10 Ways to Boost Tech Integration in Childhood Education

10 Ways to Boost Tech Integration in Childhood Education

By Michael Hilkemeijer

As an early childhood teacher, it is your responsibility to have technology in your practice that is appropriate and beneficial to young children. However, through being an advocate for more appropriate technology for young children together with parents better decisions can be made as consumers of technology and it can be made known to developers of technology when you are unhappy with products.

 

Parents first need to be educated on the beneficial use of technology in early childhood education so that together you can wield greater influence on the development of technology.

 

As an early childhood teacher, you can do the following:

 

  1. Provide information to parents on the benefits and use of appropriate software.
  2. Advocate for computer hardware that can be upgraded easily as new technology becomes available.
  3. Encourage software publishers to make previewing of software easier for parents and ECTs;
  4. Advocate for a system of software review by ECTs.
  5. Promote the development of software and technology applications that routinely incorporate features that cater for the needs of learners with different abilities.
  6. Advocate for software that promotes positive representation of gender, cultural and linguistic diversity and abilities.

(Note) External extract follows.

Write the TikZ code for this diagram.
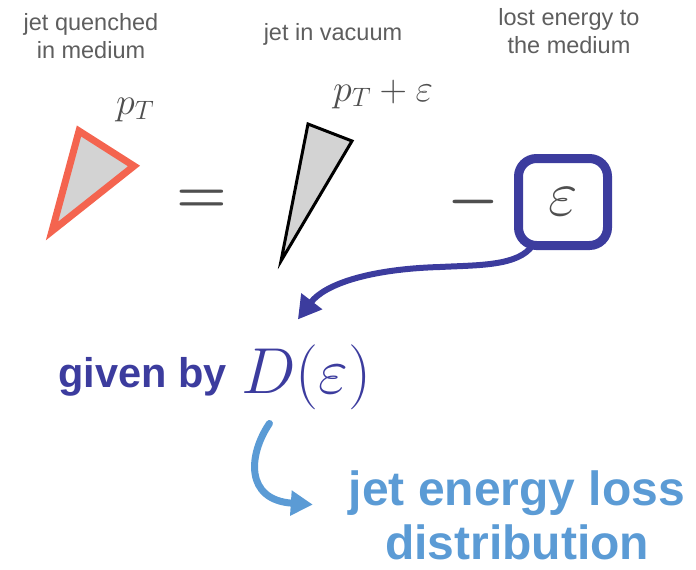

Software publishers should create a balance of programs that appeal to both boys and girls.
  7. Encourage software publishers to create programs that support collaboration among learners rather than competition. Fostering cooperative learning enhances the acceptance of the abilities of all learners.
  8. Encourage software publishers to develop programs that reflect appropriate, nonviolent ways to solve problems and correct mistakes.
  9. Develop formal and informal information sharing and support for teachers, parents, and appropriate organisations and community-based programs. Encourage free community access to technology through libraries, schools and so on.
  10. Support policies on federal, state and local levels that encourage funding that supports equity in access to technology for young children and their families.